> _Data provided_:
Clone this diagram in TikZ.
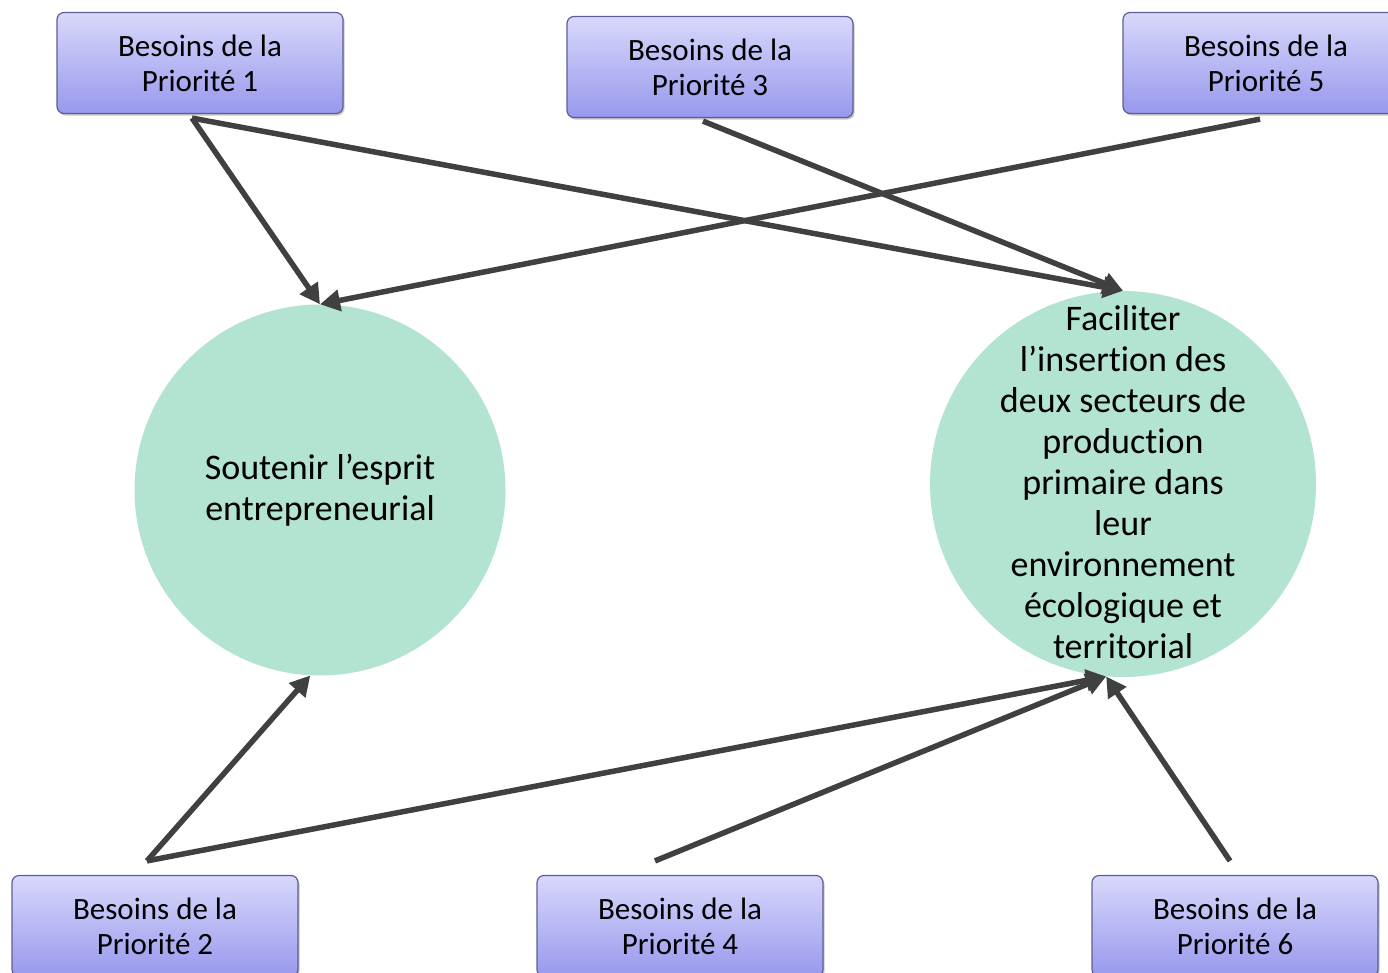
\documentclass[tikz,border=0pt]{standalone}
\usepackage{fontspec}
\setmainfont{Carlito}[Ligatures={NoCommon,NoContextual,NoRare,NoDiscretionary},RawFeature={-liga;-clig;-calt;-dlig}]
\usetikzlibrary{arrows.meta,calc,shadows}
\definecolor{boxtop}{HTML}{D8D8FB}
\definecolor{boxbot}{HTML}{9898EE}
\definecolor{boxline}{HTML}{5E5E96}
\definecolor{mint}{HTML}{B3E3D1}
\definecolor{arr}{HTML}{404040}
\begin{document}
\begin{tikzpicture}[x=1pt,y=-1pt,
  needbox/.style={rectangle, rounded corners=7pt, draw=boxline, line width=1.2pt,
    top color=boxtop, bottom color=boxbot, minimum width=286pt, minimum height=101pt,
    align=center, font=\fontsize{31}{35}\selectfont, inner sep=0pt,
    drop shadow={shadow xshift=1.5pt, shadow yshift=-2pt, fill=black!45}},
  goal/.style={circle, fill=mint, inner sep=0pt},
  goaltext/.style={align=center, font=\fontsize{36}{41}\selectfont, inner sep=0pt},
  link/.style={draw=arr, line width=5.5pt, -{Triangle[length=20pt,width=21pt]}}]
\useasboundingbox (0,0) rectangle (1388,972);
\clip (0,0) rectangle (1388,972);

% goal circles
\node[goal, minimum size=371pt] (c1) at (320,490) {};
\node[goaltext] (t1) at (c1.center) {Soutenir l’esprit\\entrepreneurial};
\node[goal, minimum size=386pt] (c2) at (1123,484) {};
\node[goaltext] (t2) at (1123,482) {Faciliter\\l’insert\kern0pt ion des\\deux secteurs de\\product\kern0pt ion\\primaire dans\\leur\\environnement\\écologique et\\territorial};

% need boxes
\node[needbox] (p1) at (200,63) {Besoins de la\\Priorité 1};
\node[needbox] (p3) at (710,67) {Besoins de la\\Priorité 3};
\node[needbox] (p5) at (1266,63) {Besoins de la\\Priorité 5};
\node[needbox] (p2) at (155,926) {Besoins de la\\Priorité 2};
\node[needbox] (p4) at (680,926) {Besoins de la\\Priorité 4};
\node[needbox] (p6) at (1235,926) {Besoins de la\\Priorité 6};

% arrow start points
\coordinate (p1o) at ($(p1.south)+(-8,4)$);
\coordinate (p3o) at ($(p3.south)+(-7,3)$);
\coordinate (p5o) at ($(p5.south)+(-6,5)$);
\coordinate (p2o) at ($(p2.north)+(-8,-14)$);
\coordinate (p4o) at ($(p4.north)+(-25,-14)$);
\coordinate (p6o) at ($(p6.north)+(-5,-14)$);

% connectors
\draw[link] (p1o) -- (c1.north);
\draw[link] (p1o) -- (c2.north);
\draw[link] (p3o) -- (c2.north);
\draw[link] (p5o) -- (c1.north);
\draw[link] (p2o) -- (c1.267);
\draw[link] (p2o) -- (c2.265);
\draw[link] (p4o) -- (c2.265);
\draw[link] (p6o) -- (c2.265);
\end{tikzpicture}
\end{document}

> _Your instructions_:
Transcribe the material exactly, leaving every picture out.

> _Answer below_:
Clone this diagram in TikZ.
\documentclass[tikz,border=0pt]{standalone}
\usepackage{fontspec}
\setmainfont{Carlito}[Ligatures={NoCommon,NoContextual,NoRare,NoDiscretionary},RawFeature={-liga;-clig;-calt;-dlig}]
\usetikzlibrary{arrows.meta,calc,shadows}
\definecolor{boxtop}{HTML}{D8D8FB}
\definecolor{boxbot}{HTML}{9898EE}
\definecolor{boxline}{HTML}{5E5E96}
\definecolor{mint}{HTML}{B3E3D1}
\definecolor{arr}{HTML}{404040}
\begin{document}
\begin{tikzpicture}[x=1pt,y=-1pt,
  needbox/.style={rectangle, rounded corners=7pt, draw=boxline, line width=1.2pt,
    top color=boxtop, bottom color=boxbot, minimum width=286pt, minimum height=101pt,
    align=center, font=\fontsize{31}{35}\selectfont, inner sep=0pt,
    drop shadow={shadow xshift=1.5pt, shadow yshift=-2pt, fill=black!45}},
  goal/.style={circle, fill=mint, inner sep=0pt},
  goaltext/.style={align=center, font=\fontsize{36}{41}\selectfont, inner sep=0pt},
  link/.style={draw=arr, line width=5.5pt, -{Triangle[length=20pt,width=21pt]}}]
\useasboundingbox (0,0) rectangle (1388,972);
\clip (0,0) rectangle (1388,972);

% goal circles
\node[goal, minimum size=371pt] (c1) at (320,490) {};
\node[goaltext] (t1) at (c1.center) {Soutenir l’esprit\\entrepreneurial};
\node[goal, minimum size=386pt] (c2) at (1123,484) {};
\node[goaltext] (t2) at (1123,482) {Faciliter\\l’insert\kern0pt ion des\\deux secteurs de\\product\kern0pt ion\\primaire dans\\leur\\environnement\\écologique et\\territorial};

% need boxes
\node[needbox] (p1) at (200,63) {Besoins de la\\Priorité 1};
\node[needbox] (p3) at (710,67) {Besoins de la\\Priorité 3};
\node[needbox] (p5) at (1266,63) {Besoins de la\\Priorité 5};
\node[needbox] (p2) at (155,926) {Besoins de la\\Priorité 2};
\node[needbox] (p4) at (680,926) {Besoins de la\\Priorité 4};
\node[needbox] (p6) at (1235,926) {Besoins de la\\Priorité 6};

% arrow start points
\coordinate (p1o) at ($(p1.south)+(-8,4)$);
\coordinate (p3o) at ($(p3.south)+(-7,3)$);
\coordinate (p5o) at ($(p5.south)+(-6,5)$);
\coordinate (p2o) at ($(p2.north)+(-8,-14)$);
\coordinate (p4o) at ($(p4.north)+(-25,-14)$);
\coordinate (p6o) at ($(p6.north)+(-5,-14)$);

% connectors
\draw[link] (p1o) -- (c1.north);
\draw[link] (p1o) -- (c2.north);
\draw[link] (p3o) -- (c2.north);
\draw[link] (p5o) -- (c1.north);
\draw[link] (p2o) -- (c1.267);
\draw[link] (p2o) -- (c2.265);
\draw[link] (p4o) -- (c2.265);
\draw[link] (p6o) -- (c2.265);
\end{tikzpicture}
\end{document}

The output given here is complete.